DIRECTION: Extract the run of lines that starts at the top of the records below and ends at the line with "ax.hlines(m, i - 0.33, i", keeping both ends and excluding pictures.
#####
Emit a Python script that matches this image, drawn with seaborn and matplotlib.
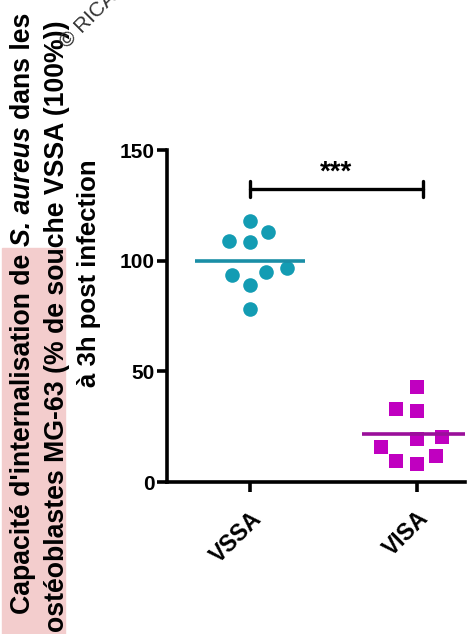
import numpy as np
import pandas as pd
import matplotlib
matplotlib.use("Agg")
import matplotlib.pyplot as plt
import seaborn as sns

# ---- data ----
categories = ["VSSA", "VISA"]
vssa_values = [118.1, 113.0, 108.3, 109.0, 96.7, 93.4, 95.0, 88.9, 78.2]
visa_values = [43.1, 32.1, 33.1, 20.5, 19.3, 16.0, 11.7, 8.1, 9.3]
yticks = [0, 50, 100, 150]
signif_label = "***"

colors = {"VSSA": "#139cb3", "VISA": "#c000c0"}
line_colors = {"VSSA": "#1a8ea6", "VISA": "#9a0f9a"}
markers = {"VSSA": "o", "VISA": "s"}

df = pd.DataFrame({
    "group": ["VSSA"] * len(vssa_values) + ["VISA"] * len(visa_values),
    "value": vssa_values + visa_values,
})

sns.set_theme(style="white")
plt.rcParams["font.family"] = ["Liberation Sans", "DejaVu Sans"]
plt.rcParams["font.weight"] = "bold"

W, H = 469, 634
fig = plt.figure(figsize=(W / 100, H / 100), dpi=100)
ax = fig.add_axes([167 / W, 1 - 482 / H, 298 / W, (482 - 150) / H])

colls = []
for g in categories:
    n0 = len(ax.collections)
    sns.swarmplot(data=df[df["group"] == g], x="group", y="value", order=categories,
                  color=colors[g], marker=markers[g], size=14.5, linewidth=0, ax=ax,
                  clip_on=False, zorder=3)
    colls.extend(ax.collections[n0:])

ax.set_xlim(-0.5, 1.29)
ax.set_ylim(0, 150)

# lay out the swarm with a wider spacing, then freeze it and shrink markers
fig.canvas.draw()
for c in colls:
    if "draw" in c.__dict__:
        del c.__dict__["draw"]
    c.set_sizes([10.5 ** 2])

# mean lines
for i, g in enumerate(categories):
    m = df.loc[df["group"] == g, "value"].mean()
    ax.hlines(m, i - 0.33, i + 0.33, color=line_colors[g], linewidth=2.6, zorder=4)

ax.set_yticks(yticks)
ax.set_yticklabels([str(t) for t in yticks], fontsize=15, fontweight="bold")
ax.set_xticks(range(len(categories)))
ax.set_xticklabels(categories, fontsize=16.5, fontweight="bold", rotation=45,
                   ha="right", rotation_mode="anchor")
ax.set_xlabel("")
ax.set_ylabel("")
for s in ["top", "right"]:
    ax.spines[s].set_visible(False)
for s in ["left", "bottom"]:
    ax.spines[s].set_linewidth(2.6)
    ax.spines[s].set_color("black")
ax.tick_params(axis="both", which="both", direction="out", length=7, width=2.6,
               color="black", labelcolor="black", pad=2,
               left=True, bottom=True)
ax.tick_params(axis="x", pad=11)

# significance bar
ybar = 132.4
x0, x1 = 0, 1.035
ax.plot([x0, x1], [ybar, ybar], color="black", lw=2.4, clip_on=False)
ax.plot([x0, x0], [ybar - 3.6, ybar + 3.6], color="black", lw=2.4, clip_on=False)
ax.plot([x1, x1], [ybar - 3.6, ybar + 3.6], color="black", lw=2.4, clip_on=False)
ax.text((x0 + x1) / 2, ybar + 1.5, signif_label, ha="center", va="bottom",
        fontsize=20, fontweight="bold", color="black")

# pink highlight behind label
fig.patches.append(plt.Rectangle((2 / W, 0), 63 / W, (634 - 248) / H,
                                 transform=fig.transFigure, color="#f3cdcd",
                                 zorder=0))

# y label (three rotated lines, first one with italic species name)
renderer = fig.canvas.get_renderer()
fs = 19.2


def text_len(s, style="normal"):
    t = fig.text(0, 0, s, fontsize=fs, fontweight="bold", style=style)
    w = t.get_window_extent(renderer).width
    t.remove()
    return w


space = text_len("x x") - text_len("xx")
pieces = [("Capacité d'internalisation de", "normal"),
          ("S. aureus", "italic"),
          ("dans les", "normal")]
ypos = 614.0  # pixel from top where line 1 starts
x1c = 23
for k, (s, st) in enumerate(pieces):
    fig.text(x1c / W, 1 - ypos / H, s, rotation=90, fontsize=fs, fontweight="bold",
             style=st, ha="center", va="bottom", color="black")
    ypos -= text_len(s, st) + space

fig.text(57 / W, 1 - 632 / H, "ostéoblastes MG-63 (% de souche VSSA (100%))",
         rotation=90, fontsize=fs, fontweight="bold", ha="center", va="bottom",
         color="black")
fig.text(89 / W, 1 - 273 / H, "à 3h post infection", rotation=90, fontsize=18.5,
         fontweight="bold", ha="center", va="center", color="black")

# watermark
fig.text(70 / W, 1 - 52 / H, "© RICA", rotation=45, fontsize=15,
         fontweight="normal", color="#333333", ha="left", va="bottom",
         rotation_mode="anchor", zorder=5)

fig.savefig("out.png", dpi=100)
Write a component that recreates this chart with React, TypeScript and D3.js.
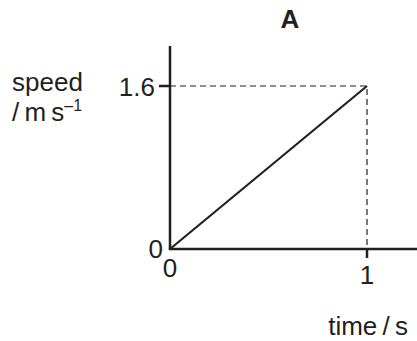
import React from 'react';
import * as d3 from 'd3';

// values
const timeTicks = [0, 1];
const speedTicks = [0, 1.6];
const lineTimes = [0, 1];
const lineSpeeds = [0, 1.6];
const title = 'A';

const W = 417;
const H = 341;
const FONT = '"Liberation Sans", Arial, Helvetica, sans-serif';
const INK = '#231f20';

export default function App() {
  const x = d3.scaleLinear().domain([0, 1]).range([170, 367]);
  const y = d3.scaleLinear().domain([0, 1.6]).range([249, 86]);

  const points: [number, number][] = lineTimes.map((t, i) => [t, lineSpeeds[i]]);
  const line = d3.line<[number, number]>().x(d => x(d[0])).y(d => y(d[1]));

  const tEnd = lineTimes[lineTimes.length - 1];
  const vEnd = lineSpeeds[lineSpeeds.length - 1];

  return (
    <div style={{ position: 'fixed', left: 0, top: 0 }}>
      <svg width={W} height={H} style={{ display: 'block', background: '#fff' }} fontFamily={FONT}>
        {/* title */}
        <text x={290} y={28} textAnchor="middle" fontSize={26} fontWeight="bold" fill={INK}>{title}</text>

        {/* dashed guides to the end point */}
        <path
          d={`M${x(0)},${y(vEnd)}H${x(tEnd)}V${y(0)}`}
          fill="none" stroke={INK} strokeWidth={1.2} strokeDasharray="6,4"
        />

        {/* axes */}
        <line x1={x(0)} y1={y(0)} x2={x(0)} y2={46} stroke={INK} strokeWidth={2.5} />
        <line x1={x(0) - 1.25} y1={y(0)} x2={W} y2={y(0)} stroke={INK} strokeWidth={2.5} />

        {/* y ticks */}
        {speedTicks.filter(v => v > 0).map(v => (
          <line key={v} x1={x(0) - 11} x2={x(0)} y1={y(v)} y2={y(v)} stroke={INK} strokeWidth={2.5} />
        ))}
        {/* x ticks */}
        {timeTicks.filter(t => t > 0).map(t => (
          <line key={t} x1={x(t)} x2={x(t)} y1={y(0)} y2={y(0) + 9} stroke={INK} strokeWidth={2.5} />
        ))}

        {/* data line */}
        <path d={line(points) || ''} fill="none" stroke={INK} strokeWidth={2.2} />

        {/* tick labels */}
        <g fontSize={26} fill={INK}>
          <text x={x(0) - 7} y={y(0) + 9} textAnchor="end">{d3.format('')(speedTicks[0])}</text>
          <text x={x(0) - 15} y={y(1.6) + 9.5} textAnchor="end">{d3.format('.1f')(speedTicks[1])}</text>
          <text x={x(timeTicks[0])} y={y(0) + 28} textAnchor="middle">{timeTicks[0]}</text>
          <text x={x(timeTicks[1])} y={y(0) + 35} textAnchor="middle">{timeTicks[1]}</text>
        </g>

        {/* axis titles */}
        <g fontSize={26} fill={INK}>
          <text x={12} y={91}>speed</text>
          <text x={12} y={121}>
            /{'\u2009'}m{'\u2009'}s<tspan dy={-10} fontSize={16}>–1</tspan>
          </text>
          <text x={408} y={335} textAnchor="end">time{'\u2009'}/{'\u2009'}s</text>
        </g>
      </svg>
    </div>
  );
}
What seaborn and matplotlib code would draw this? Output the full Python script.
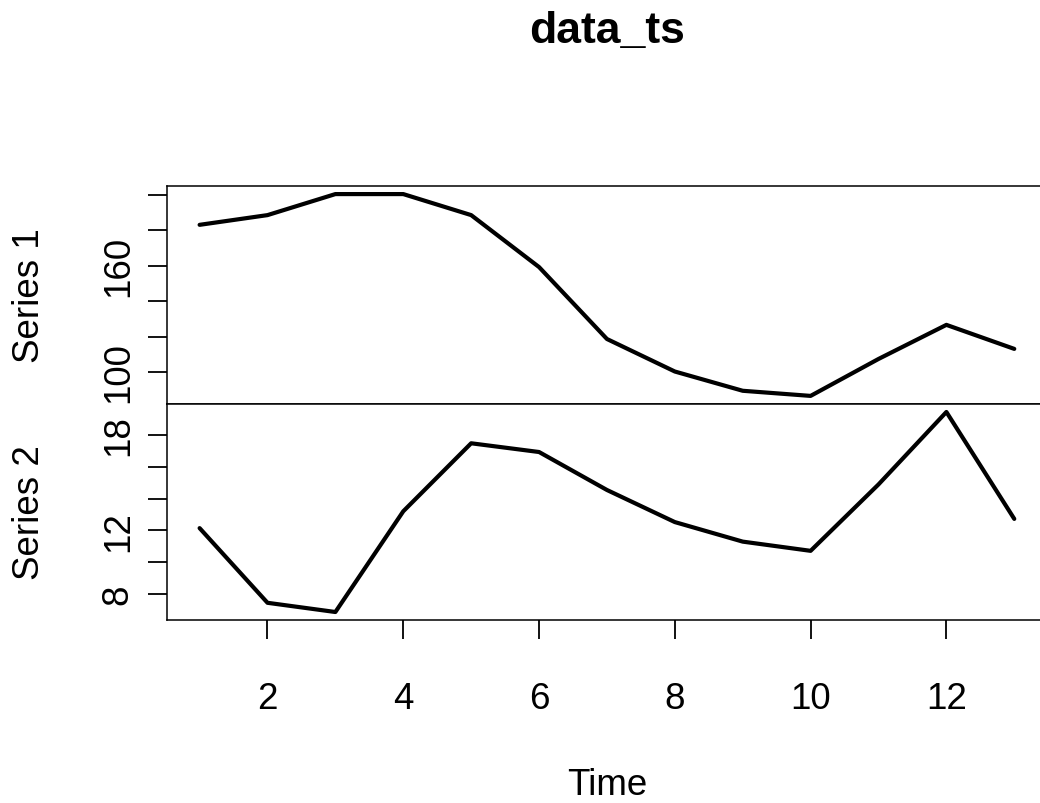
import matplotlib
matplotlib.use("Agg")
import matplotlib.pyplot as plt
import seaborn as sns
import pandas as pd

time = [1, 2, 3, 4, 5, 6, 7, 8, 9, 10, 11, 12, 13]
series1 = [183.2, 188.7, 200.6, 200.6, 188.7, 159.3, 118.6, 100.2, 89.3, 86.4, 107.3, 126.6, 113.0]
series2 = [12.14, 7.44, 6.86, 13.2, 17.48, 16.93, 14.54, 12.52, 11.29, 10.71, 14.89, 19.45, 12.72]

s1_ticks = [100, 120, 140, 160, 180, 200]
s1_labels = ["100", "", "", "160", "", ""]
s2_ticks = [8, 10, 12, 14, 16, 18]
s2_labels = ["8", "", "12", "", "", "18"]
x_ticks = [2, 4, 6, 8, 10, 12]

title = "data_ts"
xlabel = "Time"
ylabels = ["Series 1", "Series 2"]

sns.set_theme(style="white")
plt.rcParams["font.family"] = ["Liberation Sans", "DejaVu Sans"]
plt.rcParams["text.color"] = "black"
plt.rcParams["axes.labelcolor"] = "black"
plt.rcParams["xtick.color"] = "black"
plt.rcParams["ytick.color"] = "black"

df = pd.DataFrame({"Time": time, "Series 1": series1, "Series 2": series2})

fig = plt.figure(figsize=(10.4, 8.04), dpi=100)
ax1 = fig.add_axes([0.1606, 0.4963, 0.846, 0.2711])
ax2 = fig.add_axes([0.1606, 0.2276, 0.846, 0.2687])

FS = 26.5
for ax, col, ticks, labels, lab in [
    (ax1, "Series 1", s1_ticks, s1_labels, ylabels[0]),
    (ax2, "Series 2", s2_ticks, s2_labels, ylabels[1]),
]:
    sns.lineplot(data=df, x="Time", y=col, ax=ax, color="black", linewidth=3.0)
    ax.margins(x=0.04, y=0.04)
    ax.set_yticks(ticks)
    ax.set_yticklabels(labels, rotation=90, va="center", fontsize=FS, color="black")
    for s in ax.spines.values():
        s.set_visible(True)
        s.set_color("black")
        s.set_linewidth(1.1)
    ax.tick_params(axis="y", which="major", direction="out", length=14, width=1.3,
                   color="black", left=True, pad=8.5, labelsize=FS, labelcolor="black")
    ax.set_ylabel(lab, fontsize=FS, color="black")
    ax.yaxis.set_label_coords(-0.1363, 0.5)

ax1.set_xlabel("")
ax1.set_xticks([])
ax2.set_xticks(x_ticks)
ax2.set_xticklabels([str(t) for t in x_ticks], fontsize=FS, color="black")
ax2.tick_params(axis="x", which="major", direction="out", length=14, width=1.3,
                color="black", bottom=True, pad=30, labelsize=FS, labelcolor="black")
ax2.set_xlabel(xlabel, fontsize=FS, color="black")
ax2.xaxis.set_label_coords(0.5, -0.68)

ax1.set_title(title, fontsize=32, fontweight="bold", y=1.6606, pad=0, va="baseline",
              color="black")

fig.savefig("out.png", dpi=100, facecolor="white")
#####
EXERCISE RESPONSE:
Emit a Python script that matches this image, drawn with seaborn and matplotlib.
import numpy as np
import pandas as pd
import matplotlib
matplotlib.use("Agg")
import matplotlib.pyplot as plt
import seaborn as sns

# ---- data ----
categories = ["VSSA", "VISA"]
vssa_values = [118.1, 113.0, 108.3, 109.0, 96.7, 93.4, 95.0, 88.9, 78.2]
visa_values = [43.1, 32.1, 33.1, 20.5, 19.3, 16.0, 11.7, 8.1, 9.3]
yticks = [0, 50, 100, 150]
signif_label = "***"

colors = {"VSSA": "#139cb3", "VISA": "#c000c0"}
line_colors = {"VSSA": "#1a8ea6", "VISA": "#9a0f9a"}
markers = {"VSSA": "o", "VISA": "s"}

df = pd.DataFrame({
    "group": ["VSSA"] * len(vssa_values) + ["VISA"] * len(visa_values),
    "value": vssa_values + visa_values,
})

sns.set_theme(style="white")
plt.rcParams["font.family"] = ["Liberation Sans", "DejaVu Sans"]
plt.rcParams["font.weight"] = "bold"

W, H = 469, 634
fig = plt.figure(figsize=(W / 100, H / 100), dpi=100)
ax = fig.add_axes([167 / W, 1 - 482 / H, 298 / W, (482 - 150) / H])

colls = []
for g in categories:
    n0 = len(ax.collections)
    sns.swarmplot(data=df[df["group"] == g], x="group", y="value", order=categories,
                  color=colors[g], marker=markers[g], size=14.5, linewidth=0, ax=ax,
                  clip_on=False, zorder=3)
    colls.extend(ax.collections[n0:])

ax.set_xlim(-0.5, 1.29)
ax.set_ylim(0, 150)

# lay out the swarm with a wider spacing, then freeze it and shrink markers
fig.canvas.draw()
for c in colls:
    if "draw" in c.__dict__:
        del c.__dict__["draw"]
    c.set_sizes([10.5 ** 2])

# mean lines
for i, g in enumerate(categories):
    m = df.loc[df["group"] == g, "value"].mean()
    ax.hlines(m, i - 0.33, i + 0.33, color=line_colors[g], linewidth=2.6, zorder=4)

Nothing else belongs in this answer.